Source code of charts:
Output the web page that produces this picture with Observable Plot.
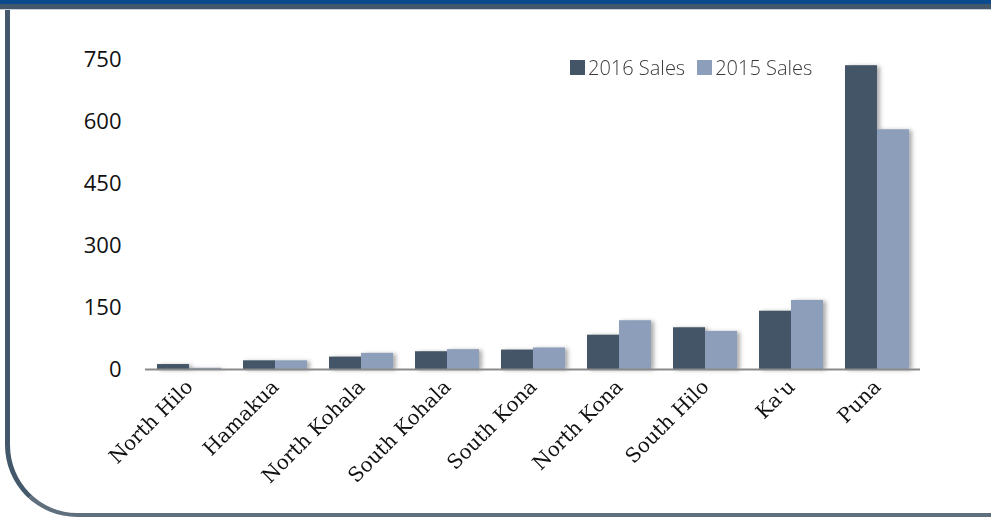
<!DOCTYPE html>
<html>
<head>
<meta charset="utf-8">
<script src="https://cdn.jsdelivr.net/npm/d3@7"></script>
<script src="https://cdn.jsdelivr.net/npm/@observablehq/plot@0.6"></script>
<style>
  html, body { margin: 0; padding: 0; background: #fff; }
  #wrap { position: relative; width: 991px; height: 520px; overflow: hidden; background: #fff; }
  #topblue { position: absolute; left: 0; top: 0; width: 991px; height: 4px; background: #0b4a8c; }
  #topslate { position: absolute; left: 0; top: 4px; width: 991px; height: 5px; background: #44586b; }
  #topline { position: absolute; left: 0; top: 9px; width: 991px; height: 1px; background: #c9d0d6; }
  #frame { position: absolute; left: 5px; top: 0; width: 1100px; height: 513px;
           border-left: 5px solid #44586b; border-bottom: 4px solid #5f6f7d;
           border-bottom-left-radius: 72px; box-sizing: content-box; }
  #chart { position: absolute; left: 0; top: 0; }
  #legend { position: absolute; left: 570px; top: 54px; font-family: "Open Sans", sans-serif;
            font-size: 20px; color: #3a3a3a; font-weight: 300; display: flex; align-items: center; white-space: nowrap; }
  .sw { display: inline-block; width: 15px; height: 15px; margin-right: 3px; }
  .item { display: flex; align-items: center; margin-right: 12px; }
</style>
</head>
<body>
<div id="wrap">
  <div id="frame"></div>
  <div id="topblue"></div>
  <div id="topslate"></div>
  <div id="topline"></div>
  <div id="chart"></div>
  <div id="legend"></div>
</div>
<script>
const districts = ["North Hilo","Hamakua","North Kohala","South Kohala","South Kona","North Kona","South Hilo","Ka'u","Puna"];
const sales2016 = [12, 21, 30, 43, 47, 83, 101, 141, 735];
const sales2015 = [3, 21, 39, 48, 52, 118, 92, 167, 580];
const seriesNames = ["2016 Sales", "2015 Sales"];
const seriesColors = ["#435566", "#8d9eba"];
const yTicks = [0, 150, 300, 450, 600, 750];

const d16 = districts.map((d, i) => ({district: d, value: sales2016[i]}));
const d15 = districts.map((d, i) => ({district: d, value: sales2015[i]}));

const half = 32;

const chart = Plot.plot({
  width: 991,
  height: 520,
  marginLeft: 145,
  marginRight: 71,
  marginTop: 59,
  marginBottom: 151,
  style: {background: "transparent", overflow: "visible"},
  x: {domain: districts, paddingInner: 0.26, paddingOuter: 0.13, label: null},
  y: {domain: [0, 750], label: null},
  marks: [
    Plot.barY(d16, {x: "district", y: "value", fill: "#666", insetRight: half, dx: 3, dy: 1, opacity: 0.55, className: "shadow"}),
    Plot.barY(d15, {x: "district", y: "value", fill: "#666", insetLeft: half, dx: 3, dy: 1, opacity: 0.55, className: "shadow"}),
    Plot.barY(d16, {x: "district", y: "value", fill: seriesColors[0], insetRight: half}),
    Plot.barY(d15, {x: "district", y: "value", fill: seriesColors[1], insetLeft: half}),
    Plot.ruleY([0], {stroke: "#8a8a8a", strokeWidth: 2}),
    Plot.axisY({ticks: yTicks, tickSize: 0, tickPadding: 24, fontSize: 22, fontFamily: "Open Sans, sans-serif", fill: "#111", tickFormat: d => String(d)}),
    Plot.axisX({tickSize: 0, tickPadding: 14, tickRotate: -45, fontSize: 20, fontFamily: "'DejaVu Serif', 'Liberation Serif', serif", fill: "#111", stroke: "#111", strokeWidth: 0.4, className: "xlab"})
  ]
});

// soft blur for drop shadows
const svg = chart;
const ns = "http://www.w3.org/2000/svg";
const defs = document.createElementNS(ns, "defs");
const filt = document.createElementNS(ns, "filter");
filt.setAttribute("id", "blurShadow");
filt.setAttribute("x", "-20%"); filt.setAttribute("y", "-20%");
filt.setAttribute("width", "140%"); filt.setAttribute("height", "140%");
const blur = document.createElementNS(ns, "feGaussianBlur");
blur.setAttribute("stdDeviation", "2");
filt.appendChild(blur);
defs.appendChild(filt);
svg.insertBefore(defs, svg.firstChild);
svg.querySelectorAll("g.shadow").forEach(g => g.setAttribute("filter", "url(#blurShadow)"));

document.getElementById("chart").appendChild(chart);

const legend = document.getElementById("legend");
seriesNames.forEach((name, i) => {
  const item = document.createElement("span");
  item.className = "item";
  const sw = document.createElement("span");
  sw.className = "sw";
  sw.style.background = seriesColors[i];
  const t = document.createElement("span");
  t.textContent = name;
  item.appendChild(sw);
  item.appendChild(t);
  legend.appendChild(item);
});
</script>
</body>
</html>
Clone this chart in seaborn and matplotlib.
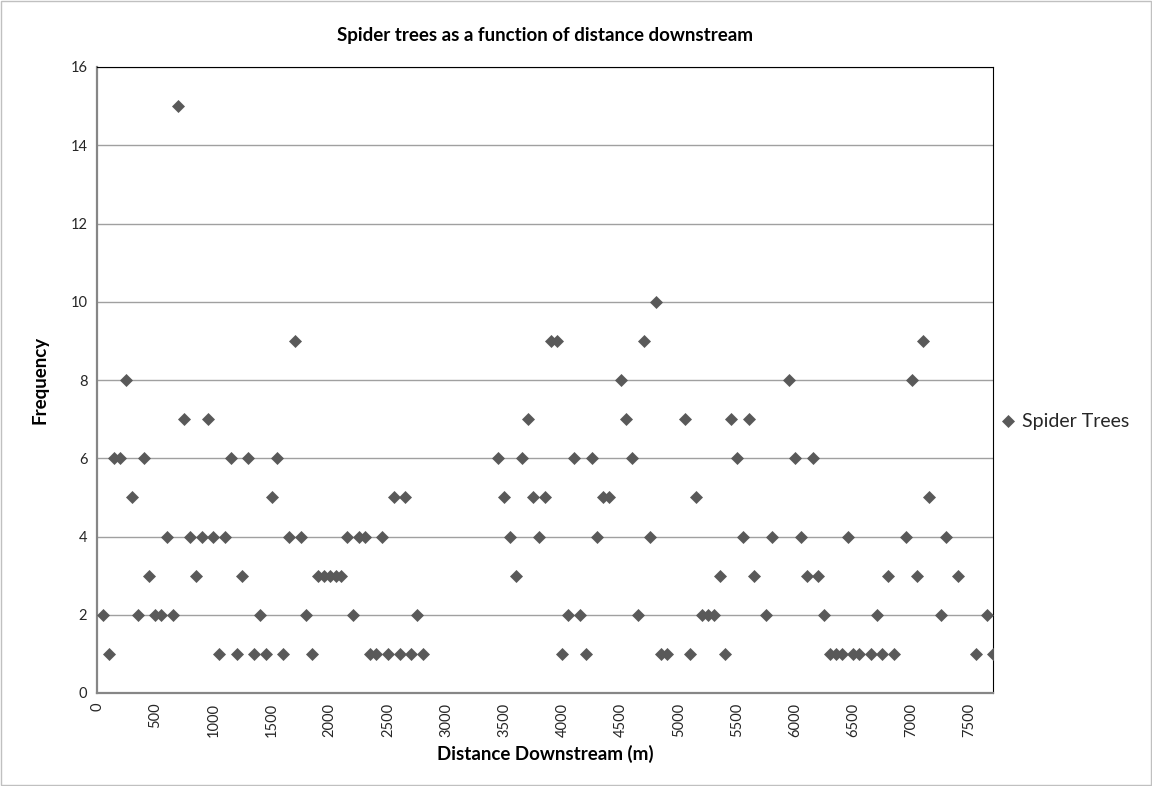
import matplotlib
matplotlib.use("Agg")
import matplotlib.pyplot as plt
import seaborn as sns
import pandas as pd
from matplotlib.patches import Rectangle

# ---- data ----
distance_m = [
    50, 100, 150, 200, 250, 300, 350, 400, 450, 500,
    550, 600, 650, 700, 750, 800, 850, 900, 950, 1000,
    1050, 1100, 1150, 1200, 1250, 1300, 1350, 1400, 1450, 1500,
    1550, 1600, 1650, 1700, 1750, 1800, 1850, 1900, 1950, 2000,
    2050, 2100, 2150, 2200, 2250, 2300, 2350, 2400, 2450, 2500,
    2550, 2600, 2650, 2700, 2750, 2800,
    3450, 3500, 3550, 3600, 3650, 3700, 3750, 3800, 3850, 3900,
    3950, 4000, 4050, 4100, 4150, 4200, 4250, 4300, 4350, 4400,
    4500, 4550, 4600, 4650, 4700, 4750, 4800, 4850, 4900,
    5050, 5100, 5150, 5200, 5250, 5300, 5350, 5400, 5450, 5500,
    5550, 5600, 5650, 5750, 5800,
    5950, 6000, 6050, 6100, 6150, 6200, 6250, 6300, 6350, 6400,
    6450, 6500, 6550, 6650, 6700, 6750, 6800, 6850,
    6950, 7000, 7050, 7100, 7150, 7250, 7300, 7400, 7550, 7650, 7700,
]
frequency = [
    2, 1, 6, 6, 8, 5, 2, 6, 3, 2,
    2, 4, 2, 15, 7, 4, 3, 4, 7, 4,
    1, 4, 6, 1, 3, 6, 1, 2, 1, 5,
    6, 1, 4, 9, 4, 2, 1, 3, 3, 3,
    3, 3, 4, 2, 4, 4, 1, 1, 4, 1,
    5, 1, 5, 1, 2, 1,
    6, 5, 4, 3, 6, 7, 5, 4, 5, 9,
    9, 1, 2, 6, 2, 1, 6, 4, 5, 5,
    8, 7, 6, 2, 9, 4, 10, 1, 1,
    7, 1, 5, 2, 2, 2, 3, 1, 7, 6,
    4, 7, 3, 2, 4,
    8, 6, 4, 3, 6, 3, 2, 1, 1, 1,
    4, 1, 1, 1, 2, 1, 3, 1,
    4, 8, 3, 9, 5, 2, 4, 3, 1, 2, 1,
]
series_name = "Spider Trees"
x_ticks = list(range(0, 8000, 500))
y_ticks = list(range(0, 17, 2))

title = "Spider trees as a function of distance downstream"
x_label = "Distance Downstream (m)"
y_label = "Frequency"

df = pd.DataFrame({"distance": distance_m, "freq": frequency})

sns.set_theme(style="white")
plt.rcParams["font.family"] = ["Lato", "DejaVu Sans"]

W, H = 1152, 786
fig = plt.figure(figsize=(W / 100, H / 100), dpi=100)
ax = fig.add_axes([97 / W, 1 - 693 / H, (993 - 97) / W, (693 - 67) / H])

marker_color = "#595959"
sns.scatterplot(data=df, x="distance", y="freq", marker="D", color=marker_color,
                s=44, linewidth=0, label=series_name, ax=ax, zorder=3)

ax.set_xlim(0, 7700)
ax.set_ylim(0, 16)
ax.set_xticks(x_ticks)
ax.set_yticks(y_ticks)
ax.set_xticklabels([str(v) for v in x_ticks], rotation=90, fontsize=10.5, color="#262626")
ax.set_yticklabels([str(v) for v in y_ticks], fontsize=10.5, color="#262626")
ax.tick_params(axis="both", length=0, pad=7)

ax.yaxis.grid(True, color="#a0a0a0", linewidth=1.0)
ax.xaxis.grid(False)
ax.set_axisbelow(True)

for s in ["left", "bottom"]:
    ax.spines[s].set_color("#868686")
    ax.spines[s].set_linewidth(1.6)
for s in ["top", "right"]:
    ax.spines[s].set_color("#000000")
    ax.spines[s].set_linewidth(0.8)

ax.set_xlabel(x_label, fontsize=13.5, fontweight="bold", color="#000000", labelpad=6)
ax.set_ylabel(y_label, fontsize=13.5, fontweight="bold", color="#000000", labelpad=16)
ax.set_title(title, fontsize=13.5, fontweight="bold", color="#000000", pad=19)

ax.get_legend().remove()
handles, labels = ax.get_legend_handles_labels()
fig.legend(handles, labels, loc="center left", bbox_to_anchor=(989 / W, 1 - 421 / H),
           frameon=False, fontsize=14, handletextpad=0.1, markerscale=1.0,
           borderaxespad=0, handlelength=1.2)

fig.patches.append(Rectangle((0.0008, 0.001), 0.998, 0.998, transform=fig.transFigure,
                             fill=False, edgecolor="#c0c0c0", linewidth=1.0))

fig.savefig("out.png", dpi=100)
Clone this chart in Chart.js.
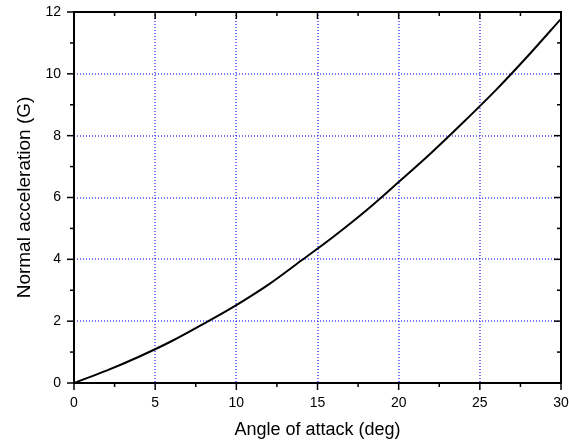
<!DOCTYPE html>
<html>
<head>
<meta charset="utf-8">
<script src="https://cdn.jsdelivr.net/npm/chart.js@4/dist/chart.umd.min.js"></script>
<style>
  html, body { margin: 0; padding: 0; background: #fff; }
  #wrap { width: 569px; height: 443px; }
</style>
</head>
<body>
<div id="wrap"><canvas id="myChart" width="569" height="443"></canvas></div>
<script>
// values
const angles = [0, 2, 4, 6, 8, 10, 12, 14, 16, 18, 20, 22, 24, 26, 28, 30];
const accel = [0, 0.40, 0.85, 1.35, 1.92, 2.52, 3.19, 3.96, 4.74, 5.58, 6.50, 7.44, 8.44, 9.48, 10.60, 11.78];

const xMin = 0, xMax = 30, xStep = 5;
const yMin = 0, yMax = 12, yStep = 2;

const gridBlue = 'rgba(30, 30, 255, 0.6)';

// frame + tick marks (bottom/left outward, top/right inward, with minors)
const frame = {
    id: 'frame',
    afterDraw(chart) {
        const { ctx, chartArea: a, scales: { x, y } } = chart;
        const line = (x1, y1, x2, y2) => {
            ctx.beginPath();
            ctx.moveTo(x1, y1);
            ctx.lineTo(x2, y2);
            ctx.stroke();
        };
        ctx.save();
        ctx.strokeStyle = '#000';
        ctx.lineWidth = 1.5;

        x.ticks.forEach((t, i) => {
            const px = x.getPixelForValue(t.value);
            line(px, a.bottom, px, a.bottom + 7);
            line(px, a.top, px, a.top + 7);
            if (i < x.ticks.length - 1) {
                const mx = x.getPixelForValue(t.value + xStep / 2);
                line(mx, a.bottom, mx, a.bottom + 4);
                line(mx, a.top, mx, a.top + 4);
            }
        });
        y.ticks.forEach((t, i) => {
            const py = y.getPixelForValue(t.value);
            line(a.left, py, a.left - 7, py);
            line(a.right, py, a.right - 7, py);
            if (i < y.ticks.length - 1) {
                const my = y.getPixelForValue(t.value + yStep / 2);
                line(a.left, my, a.left - 4, my);
                line(a.right, my, a.right - 4, my);
            }
        });

        ctx.lineWidth = 2;
        ctx.strokeRect(a.left, a.top, a.right - a.left, a.bottom - a.top);
        ctx.restore();
    }
};

const edgeless = (min, max) => (c) =>
    (c.tick && (c.tick.value === min || c.tick.value === max)) ? 'rgba(0,0,0,0)' : gridBlue;

const ctx = document.getElementById('myChart');
const myChart = new Chart(ctx, {
    type: 'line',
    data: {
        datasets: [{
            data: angles.map((a, i) => ({ x: a, y: accel[i] })),
            borderColor: '#000',
            borderWidth: 2,
            pointRadius: 0,
            cubicInterpolationMode: 'monotone',
            fill: false
        }]
    },
    options: {
        responsive: false,
        animation: false,
        layout: { padding: { left: 0, top: 12, right: 8, bottom: 0 } },
        plugins: {
            legend: { display: false },
            tooltip: { enabled: false }
        },
        scales: {
            x: {
                type: 'linear',
                min: xMin,
                max: xMax,
                ticks: {
                    stepSize: xStep,
                    padding: 12,
                    color: '#000',
                    maxRotation: 0,
                    font: { family: 'Liberation Sans', size: 14 }
                },
                grid: { color: edgeless(xMin, xMax), lineWidth: 2, drawTicks: false },
                border: { display: false, dash: [1, 2] },
                title: {
                    display: true,
                    text: 'Angle of attack (deg)',
                    color: '#000',
                    font: { family: 'Liberation Sans', size: 18 },
                    padding: { top: 0, bottom: 2 }
                },
                afterFit(scale) {
                    scale.height = 60;
                    scale.paddingLeft = 0;
                    scale.paddingRight = 0;
                }
            },
            y: {
                type: 'linear',
                min: yMin,
                max: yMax,
                ticks: {
                    stepSize: yStep,
                    padding: 13,
                    color: '#000',
                    font: { family: 'Liberation Sans', size: 14 }
                },
                grid: { color: edgeless(yMin, yMax), lineWidth: 2, drawTicks: false },
                border: { display: false, dash: [1, 2] },
                title: {
                    display: true,
                    text: 'Normal acceleration (G)',
                    color: '#000',
                    font: { family: 'Liberation Sans', size: 19 },
                    padding: { top: 13, bottom: 0 }
                },
                afterFit(scale) {
                    scale.width = 74;
                    scale.paddingTop = 0;
                    scale.paddingBottom = 0;
                }
            }
        }
    },
    plugins: [frame]
});
</script>
</body>
</html>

- [THE PROBLEM]: Only the lines from the one bearing "Clone this chart in Chart.js." to the one bearing "ctx.lineWidth = 1.5;", both included, should be restated word for word, with pictures left out.

- [THE REPLY]:
Clone this chart in Chart.js.
<!DOCTYPE html>
<html>
<head>
<meta charset="utf-8">
<script src="https://cdn.jsdelivr.net/npm/chart.js@4/dist/chart.umd.min.js"></script>
<style>
  html, body { margin: 0; padding: 0; background: #fff; }
  #wrap { width: 569px; height: 443px; }
</style>
</head>
<body>
<div id="wrap"><canvas id="myChart" width="569" height="443"></canvas></div>
<script>
// values
const angles = [0, 2, 4, 6, 8, 10, 12, 14, 16, 18, 20, 22, 24, 26, 28, 30];
const accel = [0, 0.40, 0.85, 1.35, 1.92, 2.52, 3.19, 3.96, 4.74, 5.58, 6.50, 7.44, 8.44, 9.48, 10.60, 11.78];

const xMin = 0, xMax = 30, xStep = 5;
const yMin = 0, yMax = 12, yStep = 2;

const gridBlue = 'rgba(30, 30, 255, 0.6)';

// frame + tick marks (bottom/left outward, top/right inward, with minors)
const frame = {
    id: 'frame',
    afterDraw(chart) {
        const { ctx, chartArea: a, scales: { x, y } } = chart;
        const line = (x1, y1, x2, y2) => {
            ctx.beginPath();
            ctx.moveTo(x1, y1);
            ctx.lineTo(x2, y2);
            ctx.stroke();
        };
        ctx.save();
        ctx.strokeStyle = '#000';
        ctx.lineWidth = 1.5;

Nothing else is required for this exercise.